Başvurucunun devlete sadakat bağının zayıfladığının işareti olan FETÖ/PDY ile irtibatlı veya iltisaklı olma olgusunun isçi-işveren arasındaki güven ilişkisini zedeleyen bir unsur olarak kabul eden idari ve yargısal kararların müdahalenin zorunlu bir toplumsal ihtiyacı karşıladığı konusunda ilgili ve yeterli gerekçeleri içerdiği kabul edilmelidir. Bu nedenle somut olaydaki müdahale demokratik toplum düzeninin gereklerine uygunluk koşulunu sağlamaktadır. Kaldı ki, başvurucunun iş sözleşmesinin feshedilmesinde milli güvenliğin ve kamu düzeninin korunmasına, kamu hizmetinin sürdürülebilirliğinin sağlanmasına yönelik meşru amacın olduğu açık olsa da alınan tedbirin amaçla ölçülü olması zorunludur.
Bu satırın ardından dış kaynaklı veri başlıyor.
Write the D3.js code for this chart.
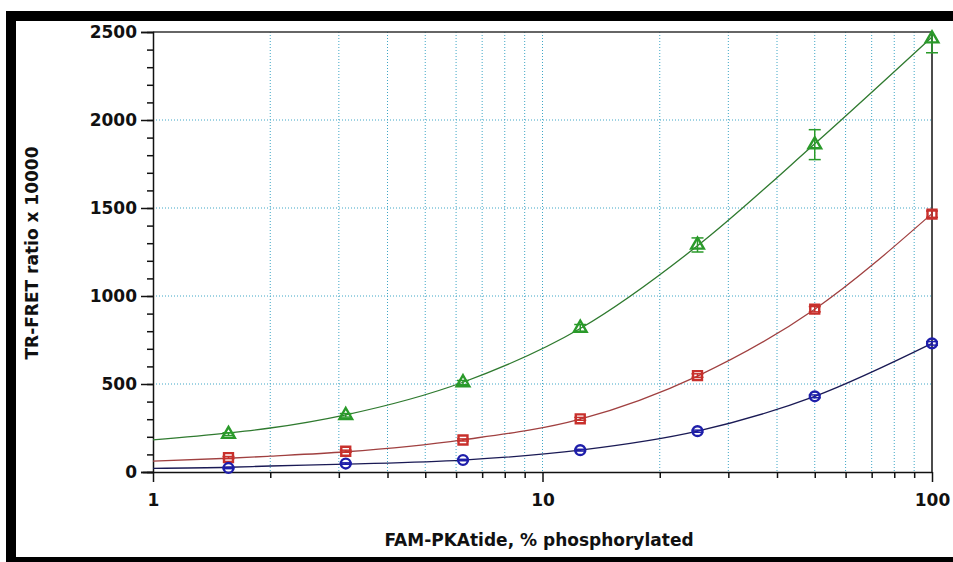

Bu hususta başvurucunun mesleğinin niteliği, başka bir iste çalışma imkânının bulunup bulunmadığı ve başvurucuya düşen fedakarlığın ağırlığı bir bütün olarak ele alınmalıdır.
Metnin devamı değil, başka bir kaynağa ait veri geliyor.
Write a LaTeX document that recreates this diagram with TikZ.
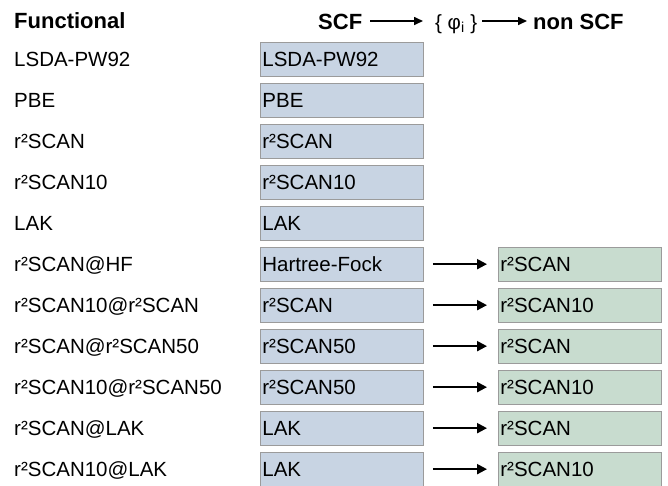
\documentclass[tikz,border=0pt]{standalone}
\usepackage{fontspec}
\setmainfont{Liberation Sans}
\usetikzlibrary{arrows.meta}

\definecolor{scfblue}{RGB}{200,212,227}
\definecolor{nscfgreen}{RGB}{200,220,207}
\definecolor{cellline}{RGB}{155,155,155}

\begin{document}
\begin{tikzpicture}[x=1pt, y=-1pt,
  font=\fontsize{20.5}{24}\selectfont,
  lab/.style={anchor=base west, inner sep=0pt},
  head/.style={lab, font=\fontsize{22}{26}\selectfont\bfseries},
  cell/.style={draw=cellline, line width=0.8pt, anchor=north west,
    minimum height=33.5pt, text width=159pt, inner xsep=2pt, inner ysep=0pt,
    align=left, text height=14pt, text depth=0pt},
  scfbox/.style={cell, fill=scfblue},
  nscfbox/.style={cell, fill=nscfgreen},
  flow/.style={line width=2pt, -{Triangle[length=10pt,width=10pt]},
    shorten <=9pt, shorten >=11pt},
  hflow/.style={line width=1.6pt, -{Triangle[length=9pt,width=8pt]}},
]
\useasboundingbox (0,0) rectangle (668,485);

% header line
\node[head] (hfun) at (14,28) {Functional};
\node[head] (hscf) at (318,29) {SCF};
\node[lab]  (hphi) at (435,29) {\{ φ\textsubscript{i} \}};
\node[head] (hnon) at (533,29) {non SCF};
\draw[hflow, shorten <=8pt, shorten >=12pt]
  ([yshift=8pt]hscf.base east) -- ([yshift=8pt]hphi.base west);
\draw[hflow, shorten <=5pt, shorten >=6pt]
  ([yshift=8pt]hphi.base east) -- ([yshift=8pt]hnon.base west);

% functional names, one row every 41pt
\node[lab] (l0)  at (14,66)  {LSDA-PW92};
\node[lab] (l1)  at (14,107) {PBE};
\node[lab] (l2)  at (14,148) {r²SCAN};
\node[lab] (l3)  at (14,189) {r²SCAN10};
\node[lab] (l4)  at (14,230) {LAK};
\node[lab] (l5)  at (14,271) {r²SCAN@HF};
\node[lab] (l6)  at (14,312) {r²SCAN10@r²SCAN};
\node[lab] (l7)  at (14,353) {r²SCAN@r²SCAN50};
\node[lab] (l8)  at (14,394) {r²SCAN10@r²SCAN50};
\node[lab] (l9)  at (14,435) {r²SCAN@LAK};
\node[lab] (l10) at (14,476) {r²SCAN10@LAK};

% self-consistent densities
\node[scfbox] (s0)  at (260,42)  {LSDA-PW92};
\node[scfbox] (s1)  at (260,83)  {PBE};
\node[scfbox] (s2)  at (260,124) {r²SCAN};
\node[scfbox] (s3)  at (260,165) {r²SCAN10};
\node[scfbox] (s4)  at (260,206) {LAK};
\node[scfbox] (s5)  at (260,247) {Hartree-Fock};
\node[scfbox] (s6)  at (260,288) {r²SCAN};
\node[scfbox] (s7)  at (260,329) {r²SCAN50};
\node[scfbox] (s8)  at (260,370) {r²SCAN50};
\node[scfbox] (s9)  at (260,411) {LAK};
\node[scfbox] (s10) at (260,452) {LAK};

% non-self-consistent evaluations
\node[nscfbox] (n5)  at (498,247) {r²SCAN};
\node[nscfbox] (n6)  at (498,288) {r²SCAN10};
\node[nscfbox] (n7)  at (498,329) {r²SCAN};
\node[nscfbox] (n8)  at (498,370) {r²SCAN10};
\node[nscfbox] (n9)  at (498,411) {r²SCAN};
\node[nscfbox] (n10) at (498,452) {r²SCAN10};

\foreach \k in {5,...,10}
  \draw[flow] (s\k.east) -- (n\k.west);
\end{tikzpicture}
\end{document}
Başvuru konusu olayda başvurucu bir kariyer mesleği niteliğinde olan mesleki faaliyetten alıkonulmadığı gibi özel sektörde çalışmasını engelleyen herhangi bir ilave kısıtlamaya da tabi tutulmamıştır. Bu konuda bir kısıtlamanın getirilmemiş olması nedeniyle başvurucunun özel hayata saygı hakkına yönelik müdahalenin öngörülen meşru amaçla ölçülü şekilde gerçekleştirildiği ve kamunun menfaati ile başvurucunun kişisel menfaati arasında adil dengenin kurulduğu değerlendirilmektedir.
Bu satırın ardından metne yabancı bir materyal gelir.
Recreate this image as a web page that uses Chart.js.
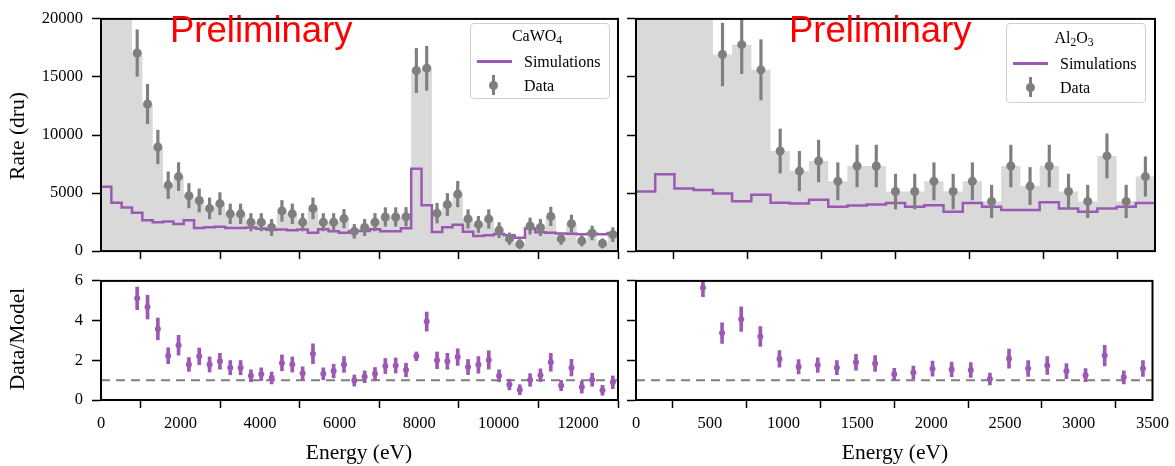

Anayasa Mahkemesi’nin yerleşik içtihatlarında belirtildiği üzere, delillerin değerlendirilmesi ve hukuk kurallarının yorumlanması bireysel başvurunun ikincilliği ilkesi yargılamayı yapan derece mahkemelerinin görevidir. Anayasa Mahkemesinin görevi ise, derece mahkemelerinin yorumlarının açıkça keyfi veya bariz takdir hatası içerecek nitelikte olup olmadığını incelemektir. Başvuruya konu edilen yargılama süreci incelendiğinde başvurucunun yargılama makamları önünde delillerini sunduğu, iddiada bulunma ve savunma haklarını herhangi bir kısıtlama olmaksızın kullandığı, yargılamanın usuli güvencelerinin sağlandığı anlaşılmaktadır. Yargıtay’ın başvurucunun davasının reddine yönelik kararı gerekçeli olup, hukuk kurallarının uygulanmasında bariz takdir hatası veya açık bir keyfilik de mevcut değildir. Kaldı ki, Başvurucunun bireysel başvurusunda yer alan iddiaları kanun yolu şikayeti niteliğini haiz olup, bireysel başvuruda bu hususların nazara alınması da mümkün değildir.
Bu nedenlerle başvurucunun, Anayasa’nın 20. maddesinde güvence altına alınan özel hayata saygı ve Anayasa’nın 36. maddesinde güvence altına alınan adil yargılanma hakları ihlal edilmediğinden, aksi yöndeki çoğunluk görüşüne katılmıyorum.